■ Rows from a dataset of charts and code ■
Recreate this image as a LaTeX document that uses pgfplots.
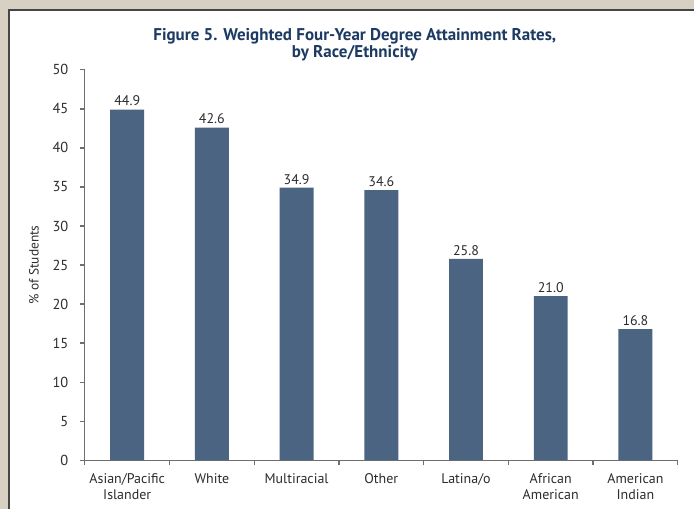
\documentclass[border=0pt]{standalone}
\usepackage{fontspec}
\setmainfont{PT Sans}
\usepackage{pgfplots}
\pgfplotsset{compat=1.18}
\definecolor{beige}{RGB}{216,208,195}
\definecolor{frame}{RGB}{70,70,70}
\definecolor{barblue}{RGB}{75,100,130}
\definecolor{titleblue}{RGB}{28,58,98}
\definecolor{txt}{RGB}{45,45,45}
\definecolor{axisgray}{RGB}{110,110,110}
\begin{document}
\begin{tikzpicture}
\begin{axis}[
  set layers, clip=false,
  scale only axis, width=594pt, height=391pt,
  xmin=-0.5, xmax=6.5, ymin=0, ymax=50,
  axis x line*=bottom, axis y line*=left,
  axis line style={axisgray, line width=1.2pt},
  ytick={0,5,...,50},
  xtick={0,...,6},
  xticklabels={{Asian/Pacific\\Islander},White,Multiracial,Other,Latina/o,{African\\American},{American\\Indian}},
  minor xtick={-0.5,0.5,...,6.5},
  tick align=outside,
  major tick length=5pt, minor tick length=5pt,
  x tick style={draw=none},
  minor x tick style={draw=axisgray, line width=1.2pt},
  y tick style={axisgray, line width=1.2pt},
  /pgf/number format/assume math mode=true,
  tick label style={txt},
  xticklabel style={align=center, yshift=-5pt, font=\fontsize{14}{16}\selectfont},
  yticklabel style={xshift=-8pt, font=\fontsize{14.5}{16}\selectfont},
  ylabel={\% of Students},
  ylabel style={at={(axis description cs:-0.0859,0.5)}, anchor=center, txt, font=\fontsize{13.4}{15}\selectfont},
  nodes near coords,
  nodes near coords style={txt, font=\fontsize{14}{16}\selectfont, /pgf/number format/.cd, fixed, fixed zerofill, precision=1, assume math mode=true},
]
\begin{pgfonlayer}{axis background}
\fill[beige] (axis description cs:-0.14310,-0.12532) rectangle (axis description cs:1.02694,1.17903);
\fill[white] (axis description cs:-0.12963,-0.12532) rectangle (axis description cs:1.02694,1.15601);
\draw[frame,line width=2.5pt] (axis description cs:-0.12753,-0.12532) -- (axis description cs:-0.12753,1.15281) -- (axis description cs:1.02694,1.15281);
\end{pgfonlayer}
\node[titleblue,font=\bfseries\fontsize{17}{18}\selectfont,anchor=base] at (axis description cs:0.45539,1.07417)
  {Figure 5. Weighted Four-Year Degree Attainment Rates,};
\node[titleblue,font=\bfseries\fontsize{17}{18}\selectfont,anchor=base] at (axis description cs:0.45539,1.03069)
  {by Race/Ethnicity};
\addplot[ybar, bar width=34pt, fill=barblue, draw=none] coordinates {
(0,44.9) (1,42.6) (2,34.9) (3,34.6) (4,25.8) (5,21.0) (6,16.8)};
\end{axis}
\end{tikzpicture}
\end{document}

* * *

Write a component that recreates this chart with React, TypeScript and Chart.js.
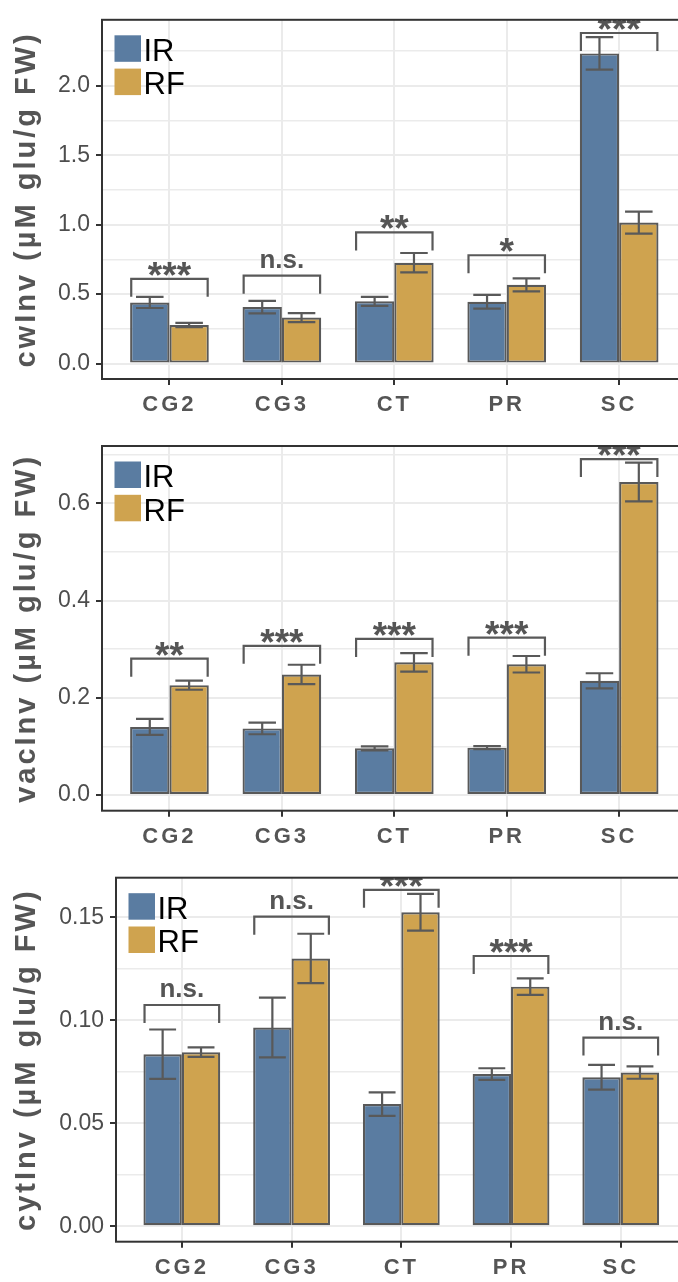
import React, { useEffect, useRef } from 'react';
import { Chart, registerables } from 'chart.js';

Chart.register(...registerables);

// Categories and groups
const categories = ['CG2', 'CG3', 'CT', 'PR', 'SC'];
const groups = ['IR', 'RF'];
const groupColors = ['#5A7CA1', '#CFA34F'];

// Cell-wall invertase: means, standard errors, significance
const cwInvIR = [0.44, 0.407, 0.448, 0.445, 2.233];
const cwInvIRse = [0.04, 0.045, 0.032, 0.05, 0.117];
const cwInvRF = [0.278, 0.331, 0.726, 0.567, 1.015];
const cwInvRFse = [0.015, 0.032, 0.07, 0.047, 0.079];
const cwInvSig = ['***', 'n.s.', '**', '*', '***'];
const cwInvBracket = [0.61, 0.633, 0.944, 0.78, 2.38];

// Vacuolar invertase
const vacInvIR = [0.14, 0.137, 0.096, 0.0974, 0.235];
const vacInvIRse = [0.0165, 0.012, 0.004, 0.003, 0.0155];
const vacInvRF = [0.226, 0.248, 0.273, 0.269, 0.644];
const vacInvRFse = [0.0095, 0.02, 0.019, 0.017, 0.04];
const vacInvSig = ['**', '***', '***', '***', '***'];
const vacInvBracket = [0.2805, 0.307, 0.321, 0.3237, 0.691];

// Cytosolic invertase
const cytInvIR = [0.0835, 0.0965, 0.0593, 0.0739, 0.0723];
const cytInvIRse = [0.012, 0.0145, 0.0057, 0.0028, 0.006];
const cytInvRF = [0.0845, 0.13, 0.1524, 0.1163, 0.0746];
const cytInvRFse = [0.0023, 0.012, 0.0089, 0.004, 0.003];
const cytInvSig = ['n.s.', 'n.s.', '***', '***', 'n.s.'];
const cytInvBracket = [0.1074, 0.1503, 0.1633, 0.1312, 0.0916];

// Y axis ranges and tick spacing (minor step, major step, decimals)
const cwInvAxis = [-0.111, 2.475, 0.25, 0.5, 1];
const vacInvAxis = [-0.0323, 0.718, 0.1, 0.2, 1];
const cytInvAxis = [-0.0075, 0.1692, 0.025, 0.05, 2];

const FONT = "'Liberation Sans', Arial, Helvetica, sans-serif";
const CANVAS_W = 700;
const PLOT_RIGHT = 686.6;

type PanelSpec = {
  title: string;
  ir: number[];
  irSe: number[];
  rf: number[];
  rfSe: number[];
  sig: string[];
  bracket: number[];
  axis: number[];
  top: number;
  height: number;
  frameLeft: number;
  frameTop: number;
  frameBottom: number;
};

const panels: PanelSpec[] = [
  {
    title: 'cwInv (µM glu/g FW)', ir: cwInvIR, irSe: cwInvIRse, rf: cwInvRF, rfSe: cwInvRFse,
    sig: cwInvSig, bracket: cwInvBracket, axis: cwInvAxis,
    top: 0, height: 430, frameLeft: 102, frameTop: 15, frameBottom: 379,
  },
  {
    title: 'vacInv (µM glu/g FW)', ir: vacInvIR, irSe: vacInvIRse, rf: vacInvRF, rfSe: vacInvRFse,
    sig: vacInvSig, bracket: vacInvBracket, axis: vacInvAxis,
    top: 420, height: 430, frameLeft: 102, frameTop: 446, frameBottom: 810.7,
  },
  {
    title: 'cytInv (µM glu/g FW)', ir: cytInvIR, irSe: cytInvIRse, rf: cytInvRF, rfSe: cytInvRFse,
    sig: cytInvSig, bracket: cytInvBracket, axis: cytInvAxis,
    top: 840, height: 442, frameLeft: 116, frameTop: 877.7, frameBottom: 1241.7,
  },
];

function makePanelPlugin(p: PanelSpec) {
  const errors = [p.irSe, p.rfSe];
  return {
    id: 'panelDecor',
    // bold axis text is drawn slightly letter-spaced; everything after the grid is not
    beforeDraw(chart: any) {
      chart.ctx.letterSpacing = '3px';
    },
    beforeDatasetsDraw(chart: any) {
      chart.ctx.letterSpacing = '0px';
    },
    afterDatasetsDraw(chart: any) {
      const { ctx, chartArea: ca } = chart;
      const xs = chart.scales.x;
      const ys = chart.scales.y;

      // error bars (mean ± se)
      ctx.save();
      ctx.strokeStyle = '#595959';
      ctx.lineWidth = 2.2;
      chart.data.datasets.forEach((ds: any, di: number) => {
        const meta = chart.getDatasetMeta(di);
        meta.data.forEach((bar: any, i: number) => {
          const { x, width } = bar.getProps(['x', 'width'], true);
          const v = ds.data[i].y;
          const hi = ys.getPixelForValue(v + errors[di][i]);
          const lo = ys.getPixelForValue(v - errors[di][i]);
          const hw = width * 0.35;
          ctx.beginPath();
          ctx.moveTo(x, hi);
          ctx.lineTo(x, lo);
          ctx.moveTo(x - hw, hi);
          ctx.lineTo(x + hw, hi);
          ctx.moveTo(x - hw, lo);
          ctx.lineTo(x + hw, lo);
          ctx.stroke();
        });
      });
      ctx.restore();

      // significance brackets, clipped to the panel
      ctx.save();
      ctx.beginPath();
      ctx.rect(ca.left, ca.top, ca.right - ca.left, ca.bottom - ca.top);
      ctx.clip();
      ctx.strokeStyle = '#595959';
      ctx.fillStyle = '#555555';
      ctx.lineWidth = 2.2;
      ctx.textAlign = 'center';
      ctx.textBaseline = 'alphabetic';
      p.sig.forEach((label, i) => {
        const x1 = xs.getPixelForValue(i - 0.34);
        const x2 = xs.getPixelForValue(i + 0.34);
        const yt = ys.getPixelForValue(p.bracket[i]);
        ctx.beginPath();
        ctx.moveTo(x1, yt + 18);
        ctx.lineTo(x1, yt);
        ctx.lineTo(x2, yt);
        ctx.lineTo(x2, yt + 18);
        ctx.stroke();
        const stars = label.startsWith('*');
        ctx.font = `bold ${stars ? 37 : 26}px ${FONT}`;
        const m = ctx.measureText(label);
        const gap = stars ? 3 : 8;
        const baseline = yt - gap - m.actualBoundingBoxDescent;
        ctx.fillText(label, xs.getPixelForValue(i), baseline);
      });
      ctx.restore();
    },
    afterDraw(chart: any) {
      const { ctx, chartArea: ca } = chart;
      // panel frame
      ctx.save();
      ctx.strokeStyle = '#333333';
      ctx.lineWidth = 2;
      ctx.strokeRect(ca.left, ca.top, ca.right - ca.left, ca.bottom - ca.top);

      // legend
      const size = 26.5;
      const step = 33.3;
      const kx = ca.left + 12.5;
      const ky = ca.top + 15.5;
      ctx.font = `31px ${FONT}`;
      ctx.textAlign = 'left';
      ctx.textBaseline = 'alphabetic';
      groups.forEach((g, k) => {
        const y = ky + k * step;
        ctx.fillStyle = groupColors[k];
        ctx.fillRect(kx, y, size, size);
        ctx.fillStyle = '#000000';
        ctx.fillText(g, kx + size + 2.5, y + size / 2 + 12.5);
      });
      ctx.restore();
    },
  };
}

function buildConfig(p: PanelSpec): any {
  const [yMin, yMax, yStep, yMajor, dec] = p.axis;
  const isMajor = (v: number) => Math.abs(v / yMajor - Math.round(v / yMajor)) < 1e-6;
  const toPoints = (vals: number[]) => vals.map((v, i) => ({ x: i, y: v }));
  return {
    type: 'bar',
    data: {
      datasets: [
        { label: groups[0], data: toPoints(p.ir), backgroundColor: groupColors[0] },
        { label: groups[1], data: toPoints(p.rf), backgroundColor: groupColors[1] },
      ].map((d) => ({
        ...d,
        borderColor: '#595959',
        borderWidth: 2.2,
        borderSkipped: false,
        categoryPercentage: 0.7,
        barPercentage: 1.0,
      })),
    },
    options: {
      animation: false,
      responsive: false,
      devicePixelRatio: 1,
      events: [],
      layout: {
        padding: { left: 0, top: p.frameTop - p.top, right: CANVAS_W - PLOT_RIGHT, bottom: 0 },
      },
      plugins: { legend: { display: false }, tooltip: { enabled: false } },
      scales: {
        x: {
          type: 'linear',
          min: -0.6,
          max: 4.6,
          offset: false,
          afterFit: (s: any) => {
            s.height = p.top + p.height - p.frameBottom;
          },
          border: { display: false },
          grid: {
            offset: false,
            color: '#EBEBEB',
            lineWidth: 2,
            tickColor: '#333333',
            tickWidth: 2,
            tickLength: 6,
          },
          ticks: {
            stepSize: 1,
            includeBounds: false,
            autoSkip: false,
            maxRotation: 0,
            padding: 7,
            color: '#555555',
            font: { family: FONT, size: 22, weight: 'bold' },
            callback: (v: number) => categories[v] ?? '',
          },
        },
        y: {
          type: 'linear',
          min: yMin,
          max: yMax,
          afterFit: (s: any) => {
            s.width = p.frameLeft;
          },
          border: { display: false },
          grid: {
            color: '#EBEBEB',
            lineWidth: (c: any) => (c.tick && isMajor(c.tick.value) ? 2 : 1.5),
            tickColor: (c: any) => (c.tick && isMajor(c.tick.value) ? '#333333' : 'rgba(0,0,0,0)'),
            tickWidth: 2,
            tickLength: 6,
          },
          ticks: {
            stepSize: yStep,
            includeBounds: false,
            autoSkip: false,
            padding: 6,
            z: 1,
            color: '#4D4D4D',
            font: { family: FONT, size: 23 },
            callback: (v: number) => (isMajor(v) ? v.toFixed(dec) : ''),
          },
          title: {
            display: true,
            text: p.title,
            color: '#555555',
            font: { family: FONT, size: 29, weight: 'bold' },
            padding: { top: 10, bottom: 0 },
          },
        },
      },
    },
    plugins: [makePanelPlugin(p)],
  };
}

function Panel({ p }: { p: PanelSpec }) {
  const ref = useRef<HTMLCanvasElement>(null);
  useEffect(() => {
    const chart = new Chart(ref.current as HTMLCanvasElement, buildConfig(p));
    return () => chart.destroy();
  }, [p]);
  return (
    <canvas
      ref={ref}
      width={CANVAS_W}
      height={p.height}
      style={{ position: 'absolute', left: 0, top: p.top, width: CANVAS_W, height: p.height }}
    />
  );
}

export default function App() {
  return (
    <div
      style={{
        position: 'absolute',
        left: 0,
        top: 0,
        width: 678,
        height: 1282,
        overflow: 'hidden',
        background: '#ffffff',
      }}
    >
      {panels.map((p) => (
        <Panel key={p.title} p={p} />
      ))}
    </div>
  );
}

---

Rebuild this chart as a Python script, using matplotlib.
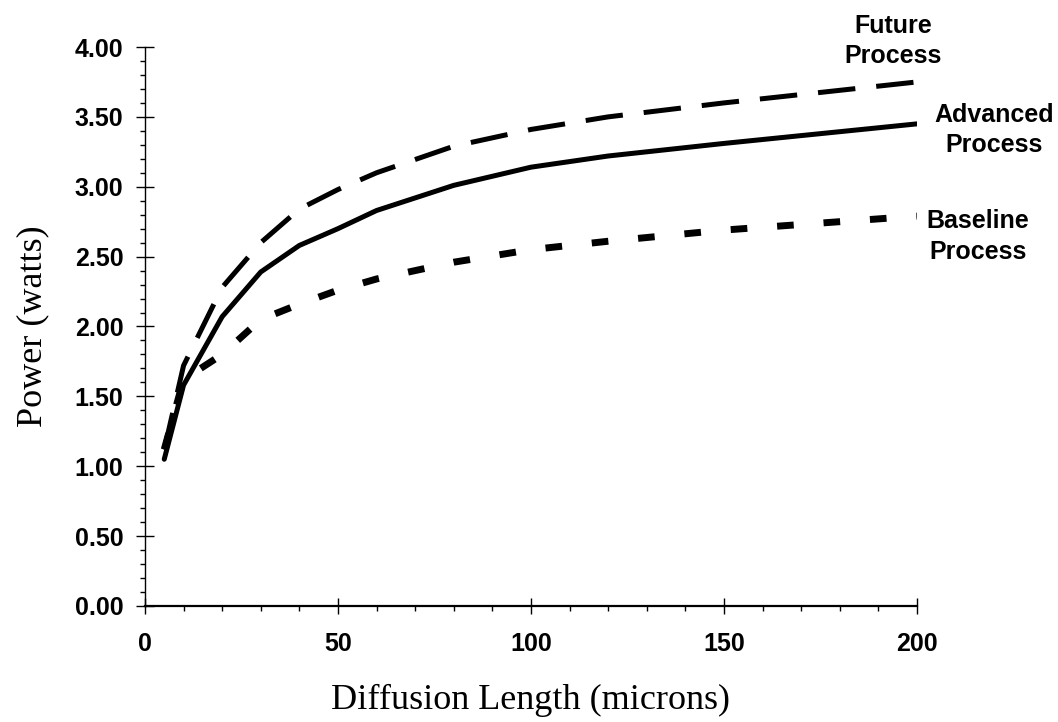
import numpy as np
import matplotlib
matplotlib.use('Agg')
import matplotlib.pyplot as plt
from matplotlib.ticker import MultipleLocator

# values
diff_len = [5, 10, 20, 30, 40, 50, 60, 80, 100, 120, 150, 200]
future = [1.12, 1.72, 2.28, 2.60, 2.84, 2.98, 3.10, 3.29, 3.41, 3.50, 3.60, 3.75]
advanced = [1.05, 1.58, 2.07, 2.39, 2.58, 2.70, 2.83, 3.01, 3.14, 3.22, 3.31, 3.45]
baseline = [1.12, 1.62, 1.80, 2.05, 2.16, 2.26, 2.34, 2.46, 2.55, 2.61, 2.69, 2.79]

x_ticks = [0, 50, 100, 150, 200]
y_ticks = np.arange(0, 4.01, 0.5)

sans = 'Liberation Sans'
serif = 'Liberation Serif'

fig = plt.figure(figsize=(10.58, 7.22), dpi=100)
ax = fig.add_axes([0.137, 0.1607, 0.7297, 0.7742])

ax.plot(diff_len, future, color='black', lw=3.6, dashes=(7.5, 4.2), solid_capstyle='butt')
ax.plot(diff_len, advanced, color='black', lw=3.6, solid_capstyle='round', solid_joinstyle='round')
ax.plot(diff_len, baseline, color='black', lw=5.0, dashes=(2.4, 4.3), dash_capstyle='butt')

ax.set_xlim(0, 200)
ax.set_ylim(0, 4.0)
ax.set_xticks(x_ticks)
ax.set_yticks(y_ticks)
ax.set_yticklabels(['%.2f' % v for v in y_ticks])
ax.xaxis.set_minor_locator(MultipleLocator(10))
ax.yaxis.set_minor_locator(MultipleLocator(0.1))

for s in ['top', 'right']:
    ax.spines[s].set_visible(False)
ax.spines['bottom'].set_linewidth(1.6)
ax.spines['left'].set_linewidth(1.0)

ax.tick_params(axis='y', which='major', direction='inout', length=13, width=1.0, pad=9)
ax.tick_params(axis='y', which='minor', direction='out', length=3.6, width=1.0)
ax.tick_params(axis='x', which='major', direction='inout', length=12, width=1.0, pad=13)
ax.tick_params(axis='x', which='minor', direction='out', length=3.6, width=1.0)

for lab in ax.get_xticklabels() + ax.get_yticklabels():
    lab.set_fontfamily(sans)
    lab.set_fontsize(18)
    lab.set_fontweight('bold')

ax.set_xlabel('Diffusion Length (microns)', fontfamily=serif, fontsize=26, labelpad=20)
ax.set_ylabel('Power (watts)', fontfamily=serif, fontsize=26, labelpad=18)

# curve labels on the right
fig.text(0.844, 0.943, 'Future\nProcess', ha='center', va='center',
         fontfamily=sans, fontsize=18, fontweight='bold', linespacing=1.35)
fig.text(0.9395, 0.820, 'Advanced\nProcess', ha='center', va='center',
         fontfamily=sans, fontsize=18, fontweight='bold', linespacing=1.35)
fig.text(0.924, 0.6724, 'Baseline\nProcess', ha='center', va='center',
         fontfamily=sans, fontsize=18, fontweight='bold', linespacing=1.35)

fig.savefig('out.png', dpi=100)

■ Instructions to follow ■
Display every line of the listing that contains the string "matplotlib".

■ Full response ■
Rebuild this chart as a Python script, using matplotlib.
import matplotlib
matplotlib.use('Agg')
import matplotlib.pyplot as plt
from matplotlib.ticker import MultipleLocator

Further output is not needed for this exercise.